Switzerland
Visa: Schengen Area Free Visa Check
Language: German, French, Italian, and Romansh are all official languages depending on the region. English is widely spoken.
Currency: Swiss Franc (CHF). Cards accepted nearly everywhere. Keep some cash for mountain huts and smaller village shops.
Transportation:
Train: SBB CFF FFS runs what is arguably the best rail network in the world. The panoramic trains (Glacier Express, Bernina Express) are bucket-list journeys.
Swiss Travel Pass: Covers unlimited travel on trains, buses, boats, and free entry to 500+ museums. Available for 3, 4, 6, 8, or 15 consecutive days.
City transport: Swiss cities have excellent tram and bus networks. Day passes are available at station machines. Bikes can be rented at most stations via Rent a Bike.
What To Expect
Switzerland is what happens when nature and civilization make peace. The trains run to the second. The air is absurdly clean. And everywhere you look, the Alps are doing something unreasonable with the light. The Jungfrau Region is the postcard centerpiece. The Eiger, Mönch, and Jungfrau peaks tower above green valleys where cows wear bells and the only sound is distant avalanches.

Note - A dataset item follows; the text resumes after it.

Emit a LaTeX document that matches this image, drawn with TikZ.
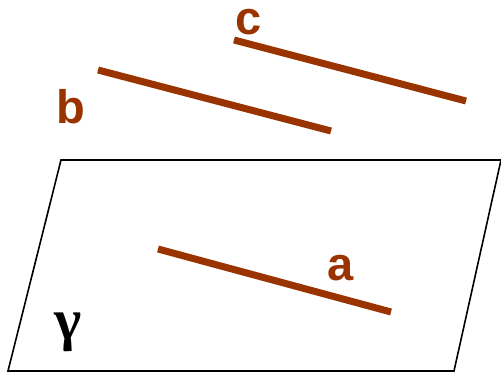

Swiss cities are compact and livable. Zurich has the highest quality of living of any city in the world and a lake you can swim in during your lunch break. Bern has a UNESCO-listed medieval old town with six kilometers of covered arcades. Lucerne sits on a lake surrounded by mountains, with the iconic Chapel Bridge crossing the Reuss River. And Geneva balances diplomacy with waterfront elegance.
Switzerland is expensive. A Big Mac costs what a steak dinner costs elsewhere. But the Swiss Travel Pass makes the price tag more bearable by covering nearly all trains, buses, boats, and museum entries. Buy one and let the country's legendary public transport system do the driving.